Views & Reviews No Holds Barred

Margaret McCartney: Taking patient safety seriously means minimum staffing levels

BMJ 2015; 351 doi: https://doi.org/10.1136/bmj.h3903 (Published 27 July 2015) Cite this as: BMJ 2015;351:h3903
  1. Margaret McCartney, general practitioner, Glasgow
  1. margaret{at}margaretmccartney.com

What is essential care? Being clean, washed, dressed. Being helped to eat, drink, use the toilet. Receiving appropriate drugs on time. Being able to rest. Being treated humanely and with kindness. Being monitored properly. Being noticed when in pain or distressed, if blood pressure falls, if agitated, or if the bathroom door has been locked for so long that something may be seriously wrong.
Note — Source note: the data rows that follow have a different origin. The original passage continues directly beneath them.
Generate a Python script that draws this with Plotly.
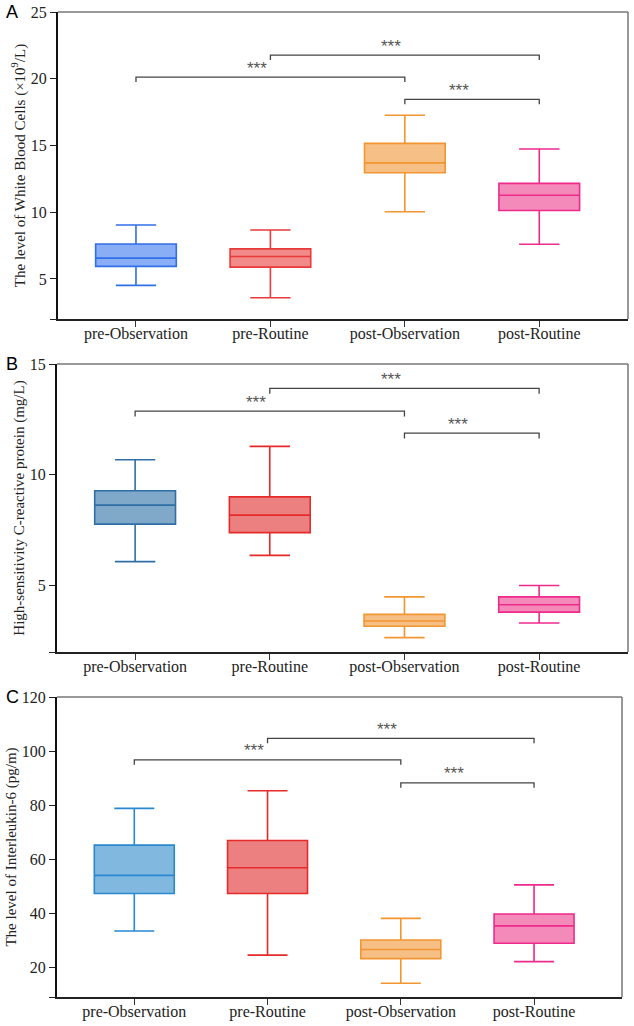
import plotly.graph_objects as go

# categories shared by all three panels
groups = ['pre-Observation', 'pre-Routine', 'post-Observation', 'post-Routine']

# panel A: white blood cells (x10^9/L)
wbc_low = [4.52, 3.59, 10.03, 7.60]
wbc_q1 = [5.94, 5.89, 12.96, 10.13]
wbc_med = [6.56, 6.68, 13.70, 11.27]
wbc_q3 = [7.62, 7.25, 15.16, 12.16]
wbc_high = [9.04, 8.67, 17.27, 14.74]

# panel B: hs-CRP (mg/L)
crp_low = [6.08, 6.36, 2.65, 3.31]
crp_q1 = [7.77, 7.39, 3.16, 3.80]
crp_med = [8.63, 8.18, 3.40, 4.13]
crp_q3 = [9.28, 9.00, 3.70, 4.49]
crp_high = [10.68, 11.28, 4.49, 5.00]

# panel C: IL-6 (pg/m)
il6_low = [33.4, 24.5, 14.1, 22.1]
il6_q1 = [47.3, 47.3, 23.2, 28.9]
il6_med = [54.0, 56.8, 26.6, 35.3]
il6_q3 = [65.2, 66.9, 30.1, 39.7]
il6_high = [78.8, 85.3, 38.1, 50.5]

# significance brackets: (from, to, height) per panel
wbc_brackets = [(0, 2, 20.12), (1, 3, 21.77), (2, 3, 18.46)]
crp_brackets = [(0, 2, 12.87), (1, 3, 13.90), (2, 3, 11.88)]
il6_brackets = [(0, 2, 96.7), (1, 3, 104.7), (2, 3, 88.2)]

wbc_ticks = [5, 10, 15, 20, 25]
crp_ticks = [5, 10, 15]
il6_ticks = [20, 40, 60, 80, 100, 120]

line_colors = [
    ['#2f6fe8', '#e83a3a', '#f39530', '#ee2a8a'],
    ['#2f6fa6', '#e62a2a', '#f39530', '#ee2a8a'],
    ['#2a88d0', '#e62a2a', '#f39530', '#ee2a8a'],
]
fill_colors = [
    ['#8aaef5', '#f28a8a', '#f6bf85', '#f48aba'],
    ['#80a8c8', '#ec8080', '#f6bf85', '#f48aba'],
    ['#80b8e0', '#ec8080', '#f6bf85', '#f48aba'],
]

W, H = 634, 1026


def px_dom_x(a, b):
    return [a / W, b / W]


def px_dom_y(top, bottom):
    return [1 - bottom / H, 1 - top / H]


panels = [
    dict(stats=(wbc_low, wbc_q1, wbc_med, wbc_q3, wbc_high), br=wbc_brackets,
         ticks=wbc_ticks, yrange=[2, 25], tick_drop=0.37,
         title='The level of White Blood Cells (×10<sup>9</sup>/L)',
         xdom=px_dom_x(58, 628), ydom=px_dom_y(12, 319), letter='A', ly=12),
    dict(stats=(crp_low, crp_q1, crp_med, crp_q3, crp_high), br=crp_brackets,
         ticks=crp_ticks, yrange=[2, 15], tick_drop=0.24,
         title='High-sensitivity C-reactive protein (mg/L)',
         xdom=px_dom_x(57, 628), ydom=px_dom_y(364, 652), letter='B', ly=364),
    dict(stats=(il6_low, il6_q1, il6_med, il6_q3, il6_high), br=il6_brackets,
         ticks=il6_ticks, yrange=[9, 120], tick_drop=1.8,
         title='The level of Interleukin-6 (pg/m)',
         xdom=px_dom_x(57, 622), ydom=px_dom_y(697, 997), letter='C', ly=697),
]

fig = go.Figure()
serif = 'Liberation Serif, Times New Roman, serif'

for i, p in enumerate(panels):
    n = '' if i == 0 else str(i + 1)
    xa, ya = 'x' + n, 'y' + n
    low, q1, med, q3, high = p['stats']
    for k in range(len(groups)):
        fig.add_trace(go.Box(
            x=[k], q1=[q1[k]], median=[med[k]], q3=[q3[k]],
            lowerfence=[low[k]], upperfence=[high[k]],
            width=0.6, whiskerwidth=0.5,
            fillcolor=fill_colors[i][k],
            line=dict(color=line_colors[i][k], width=1.6),
            boxpoints=False, showlegend=False, hoverinfo='skip',
            xaxis=xa, yaxis=ya,
        ))
    for a, b, h in p['br']:
        d = p['tick_drop']
        fig.add_shape(type='path', xref=xa, yref=ya,
                      path=f'M {a},{h - d} L {a},{h} L {b},{h} L {b},{h - d}',
                      line=dict(color='#444444', width=1.3))
        fig.add_annotation(x=(a + b) / 2 - 0.1, y=h, xref=xa, yref=ya,
                           text='***', showarrow=False, yanchor='middle', yshift=9,
                           font=dict(family='Liberation Sans, Arial', size=17, color='#555555'))
    # top and right frame in grey
    fig.add_shape(type='line', xref=xa + ' domain', yref=ya + ' domain',
                  x0=0, x1=1, y0=1, y1=1, line=dict(color='#777777', width=1.5))
    fig.add_shape(type='line', xref=xa + ' domain', yref=ya + ' domain',
                  x0=1, x1=1, y0=0, y1=1, line=dict(color='#777777', width=1.5))
    fig.add_annotation(x=4 / W, y=1 - p['ly'] / H, xref='paper', yref='paper',
                       text=p['letter'], showarrow=False, xanchor='left', yanchor='middle',
                       font=dict(family='Liberation Sans, Arial', size=18, color='black'))

    tv = [p['yrange'][0]] + p['ticks']
    tt = [''] + [str(t) for t in p['ticks']]
    fig.update_layout({
        'xaxis' + n: dict(domain=p['xdom'], range=[-0.58, 3.66], anchor=ya,
                          tickvals=list(range(len(groups))), ticktext=groups,
                          ticks='outside', ticklen=6, tickwidth=1.3, tickcolor='#333333',
                          ticklabelstandoff=-7,
                          showline=True, linecolor='#222222', linewidth=2,
                          showgrid=False, zeroline=False, fixedrange=True, automargin=False,
                          tickfont=dict(family=serif, size=16, color='#222222')),
        'yaxis' + n: dict(domain=p['ydom'], range=p['yrange'], anchor=xa,
                          tickvals=tv, ticktext=tt, ticklabeloverflow='allow',
                          ticks='outside', ticklen=6, tickwidth=1.3, tickcolor='#222222',
                          showline=True, linecolor='#111111', linewidth=2,
                          showgrid=False, zeroline=False, fixedrange=True, automargin=False,
                          tickfont=dict(family=serif, size=16, color='#222222'),
                          title=dict(text=p['title'], standoff=2,
                                     font=dict(family=serif, size=15, color='#222222'))),
    })

fig.update_layout(
    width=W, height=H,
    margin=dict(l=0, r=0, t=0, b=0),
    paper_bgcolor='white', plot_bgcolor='white',
    showlegend=False,
)

# drop the default 8px body margin so the figure fills the window
fig.write_html('out.html', config={'displayModeBar': False},
               post_script="document.body.style.margin='0';")
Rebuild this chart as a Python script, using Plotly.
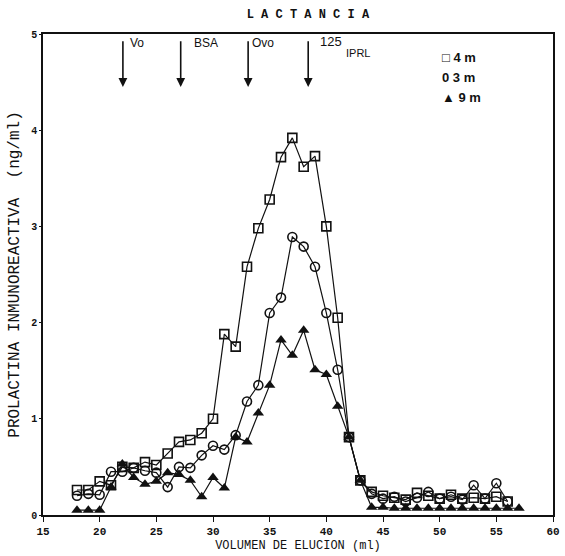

Basic healthcare is far beyond “basic”; it is everything. Without it, patients are not safe.

The evidence that having more staff is associated with longer survival has been accumulating and should be difficult to ignore.1 2 3 Strikingly, a nurse looking after one extra patient is associated with a 7% increase in the likelihood of patient death within 30 days of admission (the overall death rate in this study was 1.3%). In English stroke units, having 1.5 rather than three nurses for each 10 beds is associated with one extra death within a month, in every 25 patients admitted.4

It comes as no surprise to anyone who has been rushing around like a proverbial blue arsed fly that understaffing is associated with mistakes and near misses.5 6 But poor staffing doesn’t just risk poor care for patients; it also risks chronic stress and burnout among staff.7

And our politicians seem not to have understood. The former health secretary, Andrew Lansley, said in 2011 that understaffing “is no excuse. We’re talking about the incorrect administration of insulin, putting someone in a boiling hot bath, or failing to identify a patient using their name.

“That isn’t because you’re understaffed, that is because you are doing it wrong and because there is no process by which that is properly checked.”8 Yet the best people can make the worst mistakes, when the environment allows.9

This is also about quality. To promote good deaths, for example, we need the stalwarts of its delivery—our district nurses—to help us. In 2013 England had 5739 district nurses, half as many as in 2002 (10 446).4 5 With their numbers so depleted, how can we deliver good, hands-on care?

The truth is that we are not taking patient safety seriously enough to implement safe staffing levels. The current health secretary, Jeremy Hunt, said in 2013 that he would reject calls for minimum staffing levels,10 even though a report by the healthcare safety guru Donald Berwick stated, “Staffing levels should be consistent with the scientific evidence on safe staffing, adjusted to patient acuity and the local context.”11

The National Institute for Health and Care Excellence has ruled on safe staffing in acute, emergency, and maternity care but has been told by NHS England to abandon further analysis.12 Bravo to them for publishing it anyway. If staffing were a drug, doctors would be ordered to prescribe more of it. The lack of evidence on implementing safe staffing levels is a scandal.

Notes

Cite this as: BMJ 2015;351:h3903

Footnotes

  • Competing interests: I have read and understood the BMJ policy on declaration of interests and declare the following interests: I’m an NHS GP partner, with income partly dependent on Quality and Outcomes Framework points. I’m a part time undergraduate tutor at the University of Glasgow. I’ve written two books and earn from broadcast and written freelance journalism. I’m an unpaid patron of Healthwatch. I make a monthly donation to Keep Our NHS Public. I’m a member of Medact. I’m occasionally paid for time, travel, and accommodation to give talks or have locum fees paid to allow me to give talks but never for any drug or public relations company. I was elected to the national council of the Royal College of General Practitioners in 2013 and am chair of its standing group on overdiagnosis. I have invested a small amount of money in a social enterprise, Who Made Your Pants?

  • Provenance and peer review: Commissioned; not externally peer reviewed.